### STATED EXERCISE
Images are not part of the copy; write out the rest of the data exactly as given.
══ PROVIDED MATERIAL
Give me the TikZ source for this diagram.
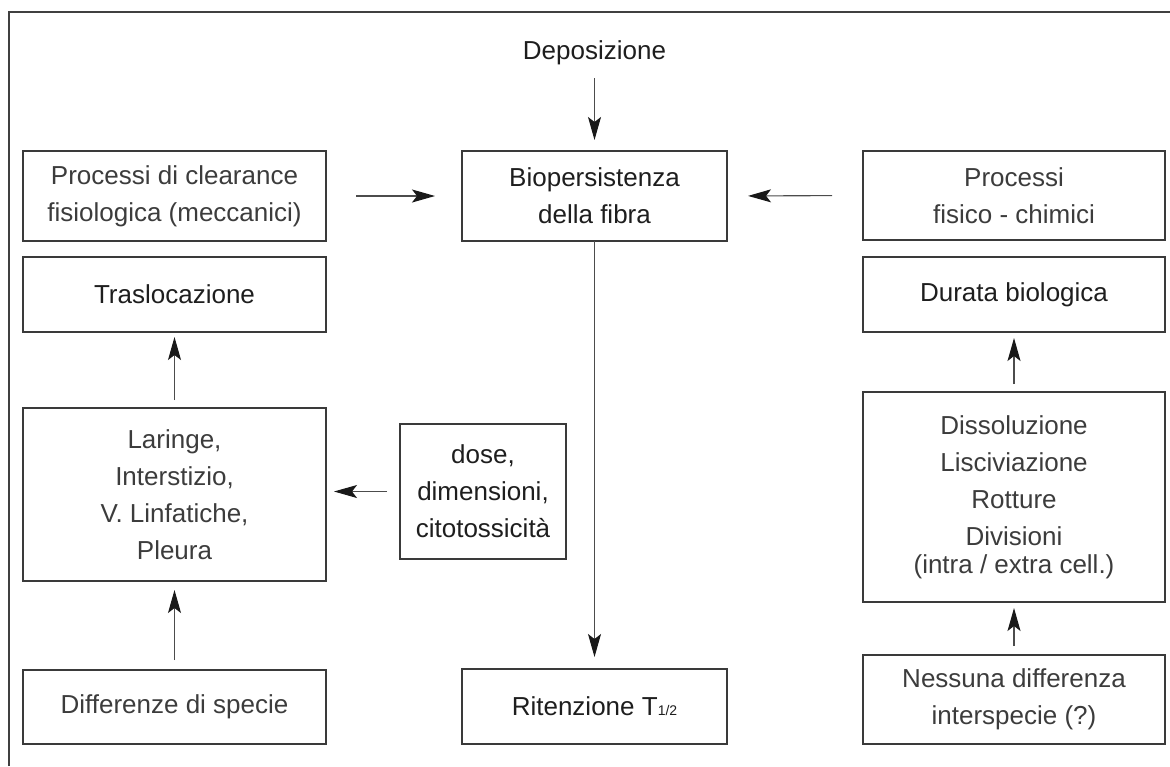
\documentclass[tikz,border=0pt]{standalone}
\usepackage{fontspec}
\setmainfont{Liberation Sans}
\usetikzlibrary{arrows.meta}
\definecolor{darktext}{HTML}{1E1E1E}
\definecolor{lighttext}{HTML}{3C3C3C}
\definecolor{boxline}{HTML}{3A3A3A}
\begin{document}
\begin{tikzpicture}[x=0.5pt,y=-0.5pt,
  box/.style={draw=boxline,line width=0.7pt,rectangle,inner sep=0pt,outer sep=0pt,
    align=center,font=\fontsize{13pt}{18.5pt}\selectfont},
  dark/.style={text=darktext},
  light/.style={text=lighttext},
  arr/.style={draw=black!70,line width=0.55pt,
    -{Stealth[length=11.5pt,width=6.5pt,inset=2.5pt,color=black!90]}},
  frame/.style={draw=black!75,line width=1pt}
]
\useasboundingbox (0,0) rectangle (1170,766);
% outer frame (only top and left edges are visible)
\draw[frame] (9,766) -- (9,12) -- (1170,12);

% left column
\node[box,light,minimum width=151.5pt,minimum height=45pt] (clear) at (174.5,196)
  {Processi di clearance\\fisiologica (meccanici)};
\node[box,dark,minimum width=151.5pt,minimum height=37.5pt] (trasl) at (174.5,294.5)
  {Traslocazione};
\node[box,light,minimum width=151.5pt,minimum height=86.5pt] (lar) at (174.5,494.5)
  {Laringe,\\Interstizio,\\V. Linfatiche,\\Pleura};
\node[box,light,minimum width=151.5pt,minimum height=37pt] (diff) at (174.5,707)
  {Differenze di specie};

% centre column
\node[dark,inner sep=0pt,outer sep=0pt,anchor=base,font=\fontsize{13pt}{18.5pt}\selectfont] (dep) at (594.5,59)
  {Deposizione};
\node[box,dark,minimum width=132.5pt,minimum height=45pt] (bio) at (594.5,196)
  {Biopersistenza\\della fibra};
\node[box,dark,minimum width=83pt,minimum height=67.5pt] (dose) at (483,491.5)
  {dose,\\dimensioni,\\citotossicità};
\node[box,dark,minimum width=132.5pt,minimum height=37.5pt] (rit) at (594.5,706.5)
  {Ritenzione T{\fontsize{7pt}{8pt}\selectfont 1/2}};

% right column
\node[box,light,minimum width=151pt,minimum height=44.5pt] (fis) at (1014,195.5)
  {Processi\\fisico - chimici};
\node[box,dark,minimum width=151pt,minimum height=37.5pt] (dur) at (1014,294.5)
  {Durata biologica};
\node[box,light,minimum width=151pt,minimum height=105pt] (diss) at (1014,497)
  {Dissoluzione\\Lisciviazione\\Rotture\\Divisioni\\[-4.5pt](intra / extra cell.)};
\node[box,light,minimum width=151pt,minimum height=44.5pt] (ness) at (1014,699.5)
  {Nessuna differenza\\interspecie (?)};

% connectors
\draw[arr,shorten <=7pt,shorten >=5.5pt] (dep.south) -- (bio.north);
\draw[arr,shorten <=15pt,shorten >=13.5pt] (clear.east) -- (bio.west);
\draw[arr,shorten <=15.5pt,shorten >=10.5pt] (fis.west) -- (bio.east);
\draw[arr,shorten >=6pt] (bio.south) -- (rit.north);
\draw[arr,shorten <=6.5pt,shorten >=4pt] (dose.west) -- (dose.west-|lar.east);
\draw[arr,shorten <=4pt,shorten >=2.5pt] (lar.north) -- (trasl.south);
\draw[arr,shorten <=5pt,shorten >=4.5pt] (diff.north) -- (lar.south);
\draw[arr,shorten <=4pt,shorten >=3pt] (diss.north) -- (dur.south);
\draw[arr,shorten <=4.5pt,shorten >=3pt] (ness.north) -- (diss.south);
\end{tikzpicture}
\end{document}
════
### RESULT OF THIS TASK
Give me the TikZ source for this diagram.
\documentclass[tikz,border=0pt]{standalone}
\usepackage{fontspec}
\setmainfont{Liberation Sans}
\usetikzlibrary{arrows.meta}
\definecolor{darktext}{HTML}{1E1E1E}
\definecolor{lighttext}{HTML}{3C3C3C}
\definecolor{boxline}{HTML}{3A3A3A}
\begin{document}
\begin{tikzpicture}[x=0.5pt,y=-0.5pt,
  box/.style={draw=boxline,line width=0.7pt,rectangle,inner sep=0pt,outer sep=0pt,
    align=center,font=\fontsize{13pt}{18.5pt}\selectfont},
  dark/.style={text=darktext},
  light/.style={text=lighttext},
  arr/.style={draw=black!70,line width=0.55pt,
    -{Stealth[length=11.5pt,width=6.5pt,inset=2.5pt,color=black!90]}},
  frame/.style={draw=black!75,line width=1pt}
]
\useasboundingbox (0,0) rectangle (1170,766);
% outer frame (only top and left edges are visible)
\draw[frame] (9,766) -- (9,12) -- (1170,12);

% left column
\node[box,light,minimum width=151.5pt,minimum height=45pt] (clear) at (174.5,196)
  {Processi di clearance\\fisiologica (meccanici)};
\node[box,dark,minimum width=151.5pt,minimum height=37.5pt] (trasl) at (174.5,294.5)
  {Traslocazione};
\node[box,light,minimum width=151.5pt,minimum height=86.5pt] (lar) at (174.5,494.5)
  {Laringe,\\Interstizio,\\V. Linfatiche,\\Pleura};
\node[box,light,minimum width=151.5pt,minimum height=37pt] (diff) at (174.5,707)
  {Differenze di specie};

% centre column
\node[dark,inner sep=0pt,outer sep=0pt,anchor=base,font=\fontsize{13pt}{18.5pt}\selectfont] (dep) at (594.5,59)
  {Deposizione};
\node[box,dark,minimum width=132.5pt,minimum height=45pt] (bio) at (594.5,196)
  {Biopersistenza\\della fibra};
\node[box,dark,minimum width=83pt,minimum height=67.5pt] (dose) at (483,491.5)
  {dose,\\dimensioni,\\citotossicità};
\node[box,dark,minimum width=132.5pt,minimum height=37.5pt] (rit) at (594.5,706.5)
  {Ritenzione T{\fontsize{7pt}{8pt}\selectfont 1/2}};

% right column
\node[box,light,minimum width=151pt,minimum height=44.5pt] (fis) at (1014,195.5)
  {Processi\\fisico - chimici};
\node[box,dark,minimum width=151pt,minimum height=37.5pt] (dur) at (1014,294.5)
  {Durata biologica};
\node[box,light,minimum width=151pt,minimum height=105pt] (diss) at (1014,497)
  {Dissoluzione\\Lisciviazione\\Rotture\\Divisioni\\[-4.5pt](intra / extra cell.)};
\node[box,light,minimum width=151pt,minimum height=44.5pt] (ness) at (1014,699.5)
  {Nessuna differenza\\interspecie (?)};

% connectors
\draw[arr,shorten <=7pt,shorten >=5.5pt] (dep.south) -- (bio.north);
\draw[arr,shorten <=15pt,shorten >=13.5pt] (clear.east) -- (bio.west);
\draw[arr,shorten <=15.5pt,shorten >=10.5pt] (fis.west) -- (bio.east);
\draw[arr,shorten >=6pt] (bio.south) -- (rit.north);
\draw[arr,shorten <=6.5pt,shorten >=4pt] (dose.west) -- (dose.west-|lar.east);
\draw[arr,shorten <=4pt,shorten >=2.5pt] (lar.north) -- (trasl.south);
\draw[arr,shorten <=5pt,shorten >=4.5pt] (diff.north) -- (lar.south);
\draw[arr,shorten <=4pt,shorten >=3pt] (diss.north) -- (dur.south);
\draw[arr,shorten <=4.5pt,shorten >=3pt] (ness.north) -- (diss.south);
\end{tikzpicture}
\end{document}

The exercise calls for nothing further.